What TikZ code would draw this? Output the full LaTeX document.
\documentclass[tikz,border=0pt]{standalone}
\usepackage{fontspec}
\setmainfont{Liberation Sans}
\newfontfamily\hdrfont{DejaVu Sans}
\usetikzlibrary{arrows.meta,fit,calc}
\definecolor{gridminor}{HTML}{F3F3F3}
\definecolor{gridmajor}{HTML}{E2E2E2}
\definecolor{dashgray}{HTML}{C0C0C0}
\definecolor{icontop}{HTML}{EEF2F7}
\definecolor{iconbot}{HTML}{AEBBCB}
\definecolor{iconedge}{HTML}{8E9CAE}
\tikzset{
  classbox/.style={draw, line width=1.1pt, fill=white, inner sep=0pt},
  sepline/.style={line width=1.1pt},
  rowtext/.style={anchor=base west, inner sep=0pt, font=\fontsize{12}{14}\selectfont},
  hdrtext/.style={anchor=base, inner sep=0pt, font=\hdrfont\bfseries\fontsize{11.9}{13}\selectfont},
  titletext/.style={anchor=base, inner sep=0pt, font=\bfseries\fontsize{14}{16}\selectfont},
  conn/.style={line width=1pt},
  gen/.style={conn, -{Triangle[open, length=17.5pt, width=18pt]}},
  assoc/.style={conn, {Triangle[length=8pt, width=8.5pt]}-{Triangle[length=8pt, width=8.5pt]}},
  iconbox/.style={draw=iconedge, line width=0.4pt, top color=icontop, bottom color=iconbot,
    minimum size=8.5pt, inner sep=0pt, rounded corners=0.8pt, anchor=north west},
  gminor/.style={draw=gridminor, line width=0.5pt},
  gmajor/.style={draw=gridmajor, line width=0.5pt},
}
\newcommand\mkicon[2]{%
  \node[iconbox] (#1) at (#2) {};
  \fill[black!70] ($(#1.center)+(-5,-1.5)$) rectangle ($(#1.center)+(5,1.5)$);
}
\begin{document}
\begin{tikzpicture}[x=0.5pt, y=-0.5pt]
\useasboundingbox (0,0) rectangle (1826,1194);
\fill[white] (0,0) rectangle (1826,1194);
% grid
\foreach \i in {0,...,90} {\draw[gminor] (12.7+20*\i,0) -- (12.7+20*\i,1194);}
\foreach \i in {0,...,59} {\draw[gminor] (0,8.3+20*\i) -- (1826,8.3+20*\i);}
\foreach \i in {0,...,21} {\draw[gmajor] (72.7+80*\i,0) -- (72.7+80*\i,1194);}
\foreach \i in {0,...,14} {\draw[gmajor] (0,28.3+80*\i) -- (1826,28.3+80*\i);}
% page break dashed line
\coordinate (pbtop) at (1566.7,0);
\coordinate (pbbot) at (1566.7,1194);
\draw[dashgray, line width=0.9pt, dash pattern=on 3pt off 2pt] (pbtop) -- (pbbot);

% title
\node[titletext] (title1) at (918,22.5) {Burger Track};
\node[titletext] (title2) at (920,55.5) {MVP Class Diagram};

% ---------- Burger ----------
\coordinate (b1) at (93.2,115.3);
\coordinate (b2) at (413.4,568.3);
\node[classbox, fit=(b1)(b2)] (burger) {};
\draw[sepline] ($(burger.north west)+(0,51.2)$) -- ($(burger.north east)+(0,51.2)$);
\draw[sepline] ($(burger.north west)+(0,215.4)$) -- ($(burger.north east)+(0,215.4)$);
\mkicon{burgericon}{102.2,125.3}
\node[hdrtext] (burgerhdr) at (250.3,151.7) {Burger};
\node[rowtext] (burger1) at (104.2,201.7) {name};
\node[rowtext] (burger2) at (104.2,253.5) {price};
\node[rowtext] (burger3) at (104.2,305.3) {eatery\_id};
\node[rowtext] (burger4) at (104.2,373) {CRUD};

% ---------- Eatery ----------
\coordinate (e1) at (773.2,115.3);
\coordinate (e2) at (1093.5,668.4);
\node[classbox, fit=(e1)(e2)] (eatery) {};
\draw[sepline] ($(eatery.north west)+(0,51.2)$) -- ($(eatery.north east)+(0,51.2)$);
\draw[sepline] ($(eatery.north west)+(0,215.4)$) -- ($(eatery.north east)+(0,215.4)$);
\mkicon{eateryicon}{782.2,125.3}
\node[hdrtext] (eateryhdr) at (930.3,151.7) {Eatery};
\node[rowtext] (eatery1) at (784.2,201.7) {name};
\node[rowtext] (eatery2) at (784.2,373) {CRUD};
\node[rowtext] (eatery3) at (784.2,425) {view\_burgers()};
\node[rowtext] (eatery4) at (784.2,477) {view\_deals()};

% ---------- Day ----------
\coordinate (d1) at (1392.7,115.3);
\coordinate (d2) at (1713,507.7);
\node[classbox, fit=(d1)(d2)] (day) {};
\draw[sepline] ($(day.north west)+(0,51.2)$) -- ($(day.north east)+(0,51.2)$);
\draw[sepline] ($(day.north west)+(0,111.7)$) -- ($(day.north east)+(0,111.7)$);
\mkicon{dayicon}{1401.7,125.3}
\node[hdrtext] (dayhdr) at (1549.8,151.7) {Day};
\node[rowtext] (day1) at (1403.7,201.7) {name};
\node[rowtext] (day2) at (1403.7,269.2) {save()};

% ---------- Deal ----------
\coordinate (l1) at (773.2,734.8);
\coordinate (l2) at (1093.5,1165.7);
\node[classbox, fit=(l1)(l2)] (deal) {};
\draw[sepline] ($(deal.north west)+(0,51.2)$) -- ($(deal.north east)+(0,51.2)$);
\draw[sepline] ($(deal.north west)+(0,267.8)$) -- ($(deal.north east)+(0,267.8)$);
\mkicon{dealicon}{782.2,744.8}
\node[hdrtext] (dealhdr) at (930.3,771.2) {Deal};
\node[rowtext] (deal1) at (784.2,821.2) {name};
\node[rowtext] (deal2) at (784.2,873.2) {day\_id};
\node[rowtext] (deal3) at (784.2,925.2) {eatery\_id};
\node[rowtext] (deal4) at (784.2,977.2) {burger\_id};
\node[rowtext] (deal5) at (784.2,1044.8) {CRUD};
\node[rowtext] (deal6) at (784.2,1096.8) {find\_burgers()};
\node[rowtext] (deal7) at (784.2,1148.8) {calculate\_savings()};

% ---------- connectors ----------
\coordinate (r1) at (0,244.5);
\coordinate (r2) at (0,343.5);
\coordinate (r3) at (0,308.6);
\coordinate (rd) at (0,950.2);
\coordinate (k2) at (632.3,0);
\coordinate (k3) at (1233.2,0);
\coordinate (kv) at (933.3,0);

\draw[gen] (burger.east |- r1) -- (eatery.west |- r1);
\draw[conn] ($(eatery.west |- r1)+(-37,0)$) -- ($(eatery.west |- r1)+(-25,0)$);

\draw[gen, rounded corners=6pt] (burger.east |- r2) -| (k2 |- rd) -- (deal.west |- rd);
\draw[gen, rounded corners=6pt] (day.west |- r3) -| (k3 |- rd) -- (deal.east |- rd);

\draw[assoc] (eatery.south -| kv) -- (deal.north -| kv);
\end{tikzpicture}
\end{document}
■ ■ ■ ■ ■
Retype the whole listing above exactly.

What TikZ code would draw this? Output the full LaTeX document.
\documentclass[tikz,border=0pt]{standalone}
\usepackage{fontspec}
\setmainfont{Liberation Sans}
\newfontfamily\hdrfont{DejaVu Sans}
\usetikzlibrary{arrows.meta,fit,calc}
\definecolor{gridminor}{HTML}{F3F3F3}
\definecolor{gridmajor}{HTML}{E2E2E2}
\definecolor{dashgray}{HTML}{C0C0C0}
\definecolor{icontop}{HTML}{EEF2F7}
\definecolor{iconbot}{HTML}{AEBBCB}
\definecolor{iconedge}{HTML}{8E9CAE}
\tikzset{
  classbox/.style={draw, line width=1.1pt, fill=white, inner sep=0pt},
  sepline/.style={line width=1.1pt},
  rowtext/.style={anchor=base west, inner sep=0pt, font=\fontsize{12}{14}\selectfont},
  hdrtext/.style={anchor=base, inner sep=0pt, font=\hdrfont\bfseries\fontsize{11.9}{13}\selectfont},
  titletext/.style={anchor=base, inner sep=0pt, font=\bfseries\fontsize{14}{16}\selectfont},
  conn/.style={line width=1pt},
  gen/.style={conn, -{Triangle[open, length=17.5pt, width=18pt]}},
  assoc/.style={conn, {Triangle[length=8pt, width=8.5pt]}-{Triangle[length=8pt, width=8.5pt]}},
  iconbox/.style={draw=iconedge, line width=0.4pt, top color=icontop, bottom color=iconbot,
    minimum size=8.5pt, inner sep=0pt, rounded corners=0.8pt, anchor=north west},
  gminor/.style={draw=gridminor, line width=0.5pt},
  gmajor/.style={draw=gridmajor, line width=0.5pt},
}
\newcommand\mkicon[2]{%
  \node[iconbox] (#1) at (#2) {};
  \fill[black!70] ($(#1.center)+(-5,-1.5)$) rectangle ($(#1.center)+(5,1.5)$);
}
\begin{document}
\begin{tikzpicture}[x=0.5pt, y=-0.5pt]
\useasboundingbox (0,0) rectangle (1826,1194);
\fill[white] (0,0) rectangle (1826,1194);
% grid
\foreach \i in {0,...,90} {\draw[gminor] (12.7+20*\i,0) -- (12.7+20*\i,1194);}
\foreach \i in {0,...,59} {\draw[gminor] (0,8.3+20*\i) -- (1826,8.3+20*\i);}
\foreach \i in {0,...,21} {\draw[gmajor] (72.7+80*\i,0) -- (72.7+80*\i,1194);}
\foreach \i in {0,...,14} {\draw[gmajor] (0,28.3+80*\i) -- (1826,28.3+80*\i);}
% page break dashed line
\coordinate (pbtop) at (1566.7,0);
\coordinate (pbbot) at (1566.7,1194);
\draw[dashgray, line width=0.9pt, dash pattern=on 3pt off 2pt] (pbtop) -- (pbbot);

% title
\node[titletext] (title1) at (918,22.5) {Burger Track};
\node[titletext] (title2) at (920,55.5) {MVP Class Diagram};

% ---------- Burger ----------
\coordinate (b1) at (93.2,115.3);
\coordinate (b2) at (413.4,568.3);
\node[classbox, fit=(b1)(b2)] (burger) {};
\draw[sepline] ($(burger.north west)+(0,51.2)$) -- ($(burger.north east)+(0,51.2)$);
\draw[sepline] ($(burger.north west)+(0,215.4)$) -- ($(burger.north east)+(0,215.4)$);
\mkicon{burgericon}{102.2,125.3}
\node[hdrtext] (burgerhdr) at (250.3,151.7) {Burger};
\node[rowtext] (burger1) at (104.2,201.7) {name};
\node[rowtext] (burger2) at (104.2,253.5) {price};
\node[rowtext] (burger3) at (104.2,305.3) {eatery\_id};
\node[rowtext] (burger4) at (104.2,373) {CRUD};

% ---------- Eatery ----------
\coordinate (e1) at (773.2,115.3);
\coordinate (e2) at (1093.5,668.4);
\node[classbox, fit=(e1)(e2)] (eatery) {};
\draw[sepline] ($(eatery.north west)+(0,51.2)$) -- ($(eatery.north east)+(0,51.2)$);
\draw[sepline] ($(eatery.north west)+(0,215.4)$) -- ($(eatery.north east)+(0,215.4)$);
\mkicon{eateryicon}{782.2,125.3}
\node[hdrtext] (eateryhdr) at (930.3,151.7) {Eatery};
\node[rowtext] (eatery1) at (784.2,201.7) {name};
\node[rowtext] (eatery2) at (784.2,373) {CRUD};
\node[rowtext] (eatery3) at (784.2,425) {view\_burgers()};
\node[rowtext] (eatery4) at (784.2,477) {view\_deals()};

% ---------- Day ----------
\coordinate (d1) at (1392.7,115.3);
\coordinate (d2) at (1713,507.7);
\node[classbox, fit=(d1)(d2)] (day) {};
\draw[sepline] ($(day.north west)+(0,51.2)$) -- ($(day.north east)+(0,51.2)$);
\draw[sepline] ($(day.north west)+(0,111.7)$) -- ($(day.north east)+(0,111.7)$);
\mkicon{dayicon}{1401.7,125.3}
\node[hdrtext] (dayhdr) at (1549.8,151.7) {Day};
\node[rowtext] (day1) at (1403.7,201.7) {name};
\node[rowtext] (day2) at (1403.7,269.2) {save()};

% ---------- Deal ----------
\coordinate (l1) at (773.2,734.8);
\coordinate (l2) at (1093.5,1165.7);
\node[classbox, fit=(l1)(l2)] (deal) {};
\draw[sepline] ($(deal.north west)+(0,51.2)$) -- ($(deal.north east)+(0,51.2)$);
\draw[sepline] ($(deal.north west)+(0,267.8)$) -- ($(deal.north east)+(0,267.8)$);
\mkicon{dealicon}{782.2,744.8}
\node[hdrtext] (dealhdr) at (930.3,771.2) {Deal};
\node[rowtext] (deal1) at (784.2,821.2) {name};
\node[rowtext] (deal2) at (784.2,873.2) {day\_id};
\node[rowtext] (deal3) at (784.2,925.2) {eatery\_id};
\node[rowtext] (deal4) at (784.2,977.2) {burger\_id};
\node[rowtext] (deal5) at (784.2,1044.8) {CRUD};
\node[rowtext] (deal6) at (784.2,1096.8) {find\_burgers()};
\node[rowtext] (deal7) at (784.2,1148.8) {calculate\_savings()};

% ---------- connectors ----------
\coordinate (r1) at (0,244.5);
\coordinate (r2) at (0,343.5);
\coordinate (r3) at (0,308.6);
\coordinate (rd) at (0,950.2);
\coordinate (k2) at (632.3,0);
\coordinate (k3) at (1233.2,0);
\coordinate (kv) at (933.3,0);

\draw[gen] (burger.east |- r1) -- (eatery.west |- r1);
\draw[conn] ($(eatery.west |- r1)+(-37,0)$) -- ($(eatery.west |- r1)+(-25,0)$);

\draw[gen, rounded corners=6pt] (burger.east |- r2) -| (k2 |- rd) -- (deal.west |- rd);
\draw[gen, rounded corners=6pt] (day.west |- r3) -| (k3 |- rd) -- (deal.east |- rd);

\draw[assoc] (eatery.south -| kv) -- (deal.north -| kv);
\end{tikzpicture}
\end{document}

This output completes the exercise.